The mission of the doomsday vault is to essentially ensure the existence of seeds during large-scale regional or global crises. The vault currently holds around 400,000 seed samples.
Now, its contents may be in danger.
“A 41-year-old heat record has been broken in Longyearbyen on #Svalbard! Between 17 and 18, we measured 21.7 degrees Celsius, which is 0.4 degrees above the old record from July 16, 1979,” Meteorologene tweeted.
Scientific studies, like this one, suggest that the artist is warming up twice as fast as for the rest of the planet.
According to the Norwegian Meteorological Institute, the archipelago recorded a high 21.7 degrees Celsius (70.2 Fahrenheit) during afternoon hours, an all-time high since records are being kept (around 1979).
The island group of which Svalbard is a part of is located some 1000 kilometers from the North Pole. Within the archipelago of islands, only Spitzbergen is inhabited.
The entire archipelago is now under a heatwave which is expected to last for a couple of days more, producing some of the hottest temperatures the region has recorded.

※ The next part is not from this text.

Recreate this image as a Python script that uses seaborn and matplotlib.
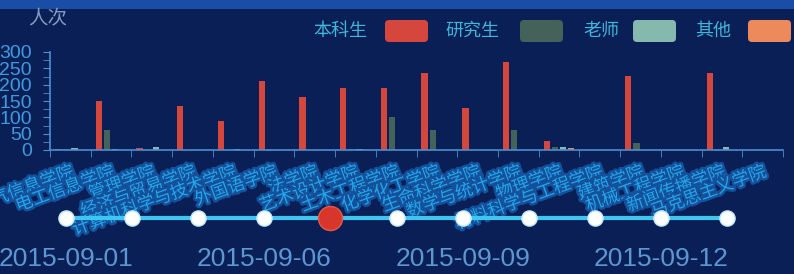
import numpy as np
import pandas as pd
import matplotlib
matplotlib.use("Agg")
import matplotlib.pyplot as plt
import matplotlib.patheffects as pe
from matplotlib.patches import FancyBboxPatch, Rectangle
from matplotlib.transforms import IdentityTransform
import seaborn as sns

# ---------------- data ----------------
colleges = ["电气信息学院", "电工信息学院", "管理学院", "经济与贸易学院", "计算机科学与技术学院",
            "外国语学院", "法学院", "艺术设计学院", "土木工程学院", "化学化工学院",
            "生命科学学院", "数学与统计学院", "物理学院", "材料科学与工程学院", "建筑学院",
            "机械工程学院", "新闻传播学院", "马克思主义学院"]
series_names = ["本科生", "研究生", "老师", "其他"]
undergrad = [4, 150, 5, 135, 88, 212, 162, 190, 190, 236, 130, 268, 28, 0, 228, 0, 237, 0]
graduate = [2, 62, 0, 0, 0, 3, 0, 4, 100, 61, 0, 61, 8, 0, 20, 0, 3, 0]
teacher = [5, 3, 8, 0, 2, 0, 0, 3, 0, 0, 0, 0, 10, 0, 0, 0, 8, 0]
other = [0, 0, 0, 0, 0, 0, 0, 0, 0, 0, 0, 0, 5, 0, 0, 0, 0, 0]
y_ticks = [0, 50, 100, 150, 200, 250, 300]
timeline_dates = ["2015-09-01", "2015-09-03", "2015-09-05", "2015-09-06", "2015-09-07",
                  "2015-09-08", "2015-09-09", "2015-09-10", "2015-09-11", "2015-09-12",
                  "2015-09-13"]
timeline_label_every = 3
current_index = 4
y_name = "人次"

colors = ["#d5473c", "#44615a", "#86b9ae", "#ec8a5c"]

df = pd.DataFrame({
    "college": colleges * 4,
    "type": sum([[s] * len(colleges) for s in series_names], []),
    "count": undergrad + graduate + teacher + other,
})

# ---------------- figure ----------------
W, H = 794, 274
BG = "#0b1f57"
TXT = "#3fb6dc"
AX = "#4a8fd0"

fig = plt.figure(figsize=(W / 100, H / 100), dpi=100, facecolor=BG)
plt.rcParams["font.family"] = ["Noto Sans CJK SC", "DejaVu Sans"]


def fx(x):
    return x / W


def fy(y):
    return 1 - y / H


# top band
fig.patches.append(Rectangle((0, fy(9)), 1, 9 / H, transform=fig.transFigure,
                             facecolor="#1a4ea6", edgecolor="none", zorder=0))

ax = fig.add_axes([fx(50), fy(150), 733 / W, 98 / H])
ax.set_facecolor("none")
sns.barplot(data=df, x="college", y="count", hue="type", order=colleges,
            hue_order=series_names, palette=colors, width=0.8, gap=0.22,
            saturation=1, legend=False, ax=ax, errorbar=None)
ax.set_xlim(-0.5, len(colleges) - 0.5)
ax.set_ylim(0, 300)
ax.set_xlabel("")
ax.set_ylabel("")

for s in ["top", "right"]:
    ax.spines[s].set_visible(False)
for s in ["left", "bottom"]:
    ax.spines[s].set_color(AX)
    ax.spines[s].set_linewidth(1.2)

ax.set_yticks(y_ticks)
ax.set_yticklabels([str(v) for v in y_ticks], family="Liberation Sans",
                   fontsize=14, color="#3f9be0")
ax.set_yticks(np.arange(25, 300, 50), minor=True)
ax.tick_params(axis="y", which="both", direction="out", length=5, color=AX, pad=8)

ax.set_xticks(range(len(colleges)))
ax.set_xticklabels(colleges, rotation=20, ha="right", va="top",
                   rotation_mode="anchor", fontsize=12.5, color="#22a6ea")
for t in ax.get_xticklabels():
    t.set_path_effects([pe.withStroke(linewidth=3.5, foreground="#15509a")])
ax.set_xticks(np.arange(-0.5, len(colleges), 1), minor=True)
ax.tick_params(axis="x", which="major", length=0, pad=9)
ax.tick_params(axis="x", which="minor", direction="out", length=5, color=AX)

# y axis name
fig.text(fx(28), fy(18), y_name, fontsize=14, color="#7f9cc4", ha="left", va="center")

# legend (manual, echarts style: text then box)
leg_text_x = [313, 445, 583, 695]
leg_box_x = [385, 520, 633, 748]
box_w, box_h, leg_y = 43, 22, 31
for name, c, tx, bx in zip(series_names, colors, leg_text_x, leg_box_x):
    fig.text(fx(tx), fy(leg_y), name, fontsize=13, color=TXT, ha="left", va="center")
    fig.patches.append(FancyBboxPatch((bx, H - leg_y - box_h / 2), box_w, box_h,
                                      boxstyle="round,pad=0,rounding_size=4",
                                      transform=IdentityTransform(),
                                      facecolor=c, edgecolor="none"))

# timeline
ax2 = fig.add_axes([fx(66), fy(233), 661 / W, 30 / H])
ax2.set_xlim(0, len(timeline_dates) - 1)
ax2.set_ylim(-1, 1)
ax2.axis("off")
idx = np.arange(len(timeline_dates))
tl = pd.DataFrame({"i": idx, "y": np.zeros(len(idx))})
sns.lineplot(data=tl, x="i", y="y", color="#3ec6f0", linewidth=3, ax=ax2)
sns.scatterplot(data=tl, x="i", y="y", color="white", s=120, edgecolor="#bfe8ff",
                linewidth=1, zorder=3, ax=ax2, clip_on=False)
ax2.scatter([current_index], [0], s=300, color="#d9362b", zorder=4, clip_on=False,
            edgecolor="#e25a4a", linewidth=1)
ax2.set_xlabel("")
ax2.set_ylabel("")

for i in range(0, len(timeline_dates), timeline_label_every):
    x_px = 66 + i * 661 / (len(timeline_dates) - 1)
    fig.text(fx(x_px), fy(259), timeline_dates[i], family="Liberation Sans",
             fontsize=19, color="#5a98d2", ha="center", va="center")

fig.savefig("out.png", dpi=100, facecolor=BG)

The increase in temperature is worrying. According to experts, at this time of year, the temperature at Svalbard should range anywhere from 5 to 8 degrees celsius.
The increasing temperatures are a worrying meteorological fact. Since January 2020, the entire region has recorded temperatures five degrees Celsius above normal. In mid-July, the temperature peaked at around 38 degrees Celsius in Siberia, a point just beyond the Arctic Circle.
Climate Change is one of the culprits of the rising temperature: according to a report, the “Svalbard climate in 2100,” scientists believe that the average temperature for the region between the year 2070 and 2100 will rise between 7 and 10 degrees Celsius, mostly due to the levels of greenhouse gas emissions.
The results of climate change and global warming are already clearly visible. Measurements from 1971 to 2017 have revealed between three and five degrees Celsius of warming, with the most significant temperature rises taking place in the winter, a report reveals.